The construction of the arrangement
The great joy of singing together is harmony singing, but unlike in a Bach chorale where the tune very defiantly sits in the soprano part, supported by beautifully crafted harmonic accompaniments in the other parts, I tend to take a more democratic approach to arrangements in a community choir setting. Poor old basses – why can’t they sing the tune? And why not swap over in the middle of a verse and put the harmony on the top so the altos get a shot at the tune too? If all your singers are interested, engaged, and have a moment to shine, the whole becomes greater than the sum of its parts.
Where Bach definitely leads by example is in the quality of voice leading – how each part moves in linear fashion from chord to chord, from harmony to harmony. The dream arrangement is when each vocal part sounds like it is going on its own melodic journey, that it has its own melodic integrity, not just a backing vocal supporting the tune.
When you start to balance these concerns together, vocal range and singability, melodic and lyric quality, how the arrangement is constructed, this is when the word anatomy is useful: “the foot bone’s connected to the leg bone”, ie. take one bit away and you haven’t got a leg to stand on – they all connect to each other and rely on each other. And we can extend this metaphor further because even when it’s all well worked out, you’ve still only got a skeleton. None of it matters without the beating heart of your singers. That’s when it comes to life.
I try to apply this need to find balance when choosing and arranging songs or when I’m programming a term or concert. Some songs will be more achievable, easier to teach, quick wins, some will take more time and effort, and some will be familiar like a comfortable old jumper; we know it feels good when we slip it on, it fits well.

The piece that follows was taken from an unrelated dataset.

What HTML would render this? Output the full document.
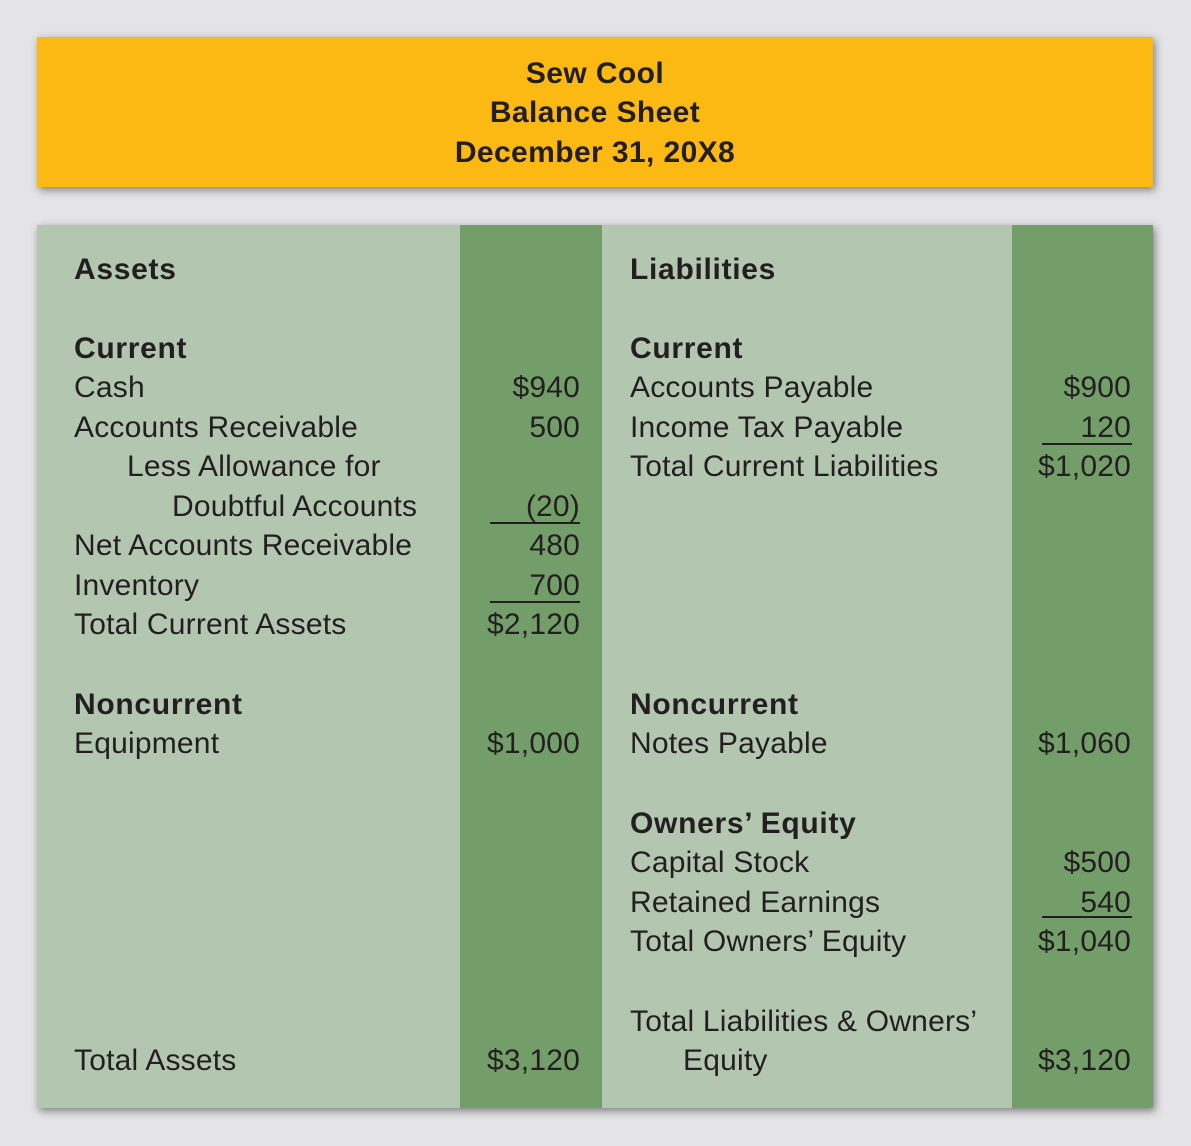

Our Love Singing songwriters have a proper job to do then! To write something that fits well, sings well, offers challenge and opportunity to progress, balances complexity with accessibility, inspires and engages, uplifts, brings word and melody together in an entirely original way that means something, that moves us and brings us together. You’ll never find this written in a commission brief – it would be too daunting – but that’s the aspiration.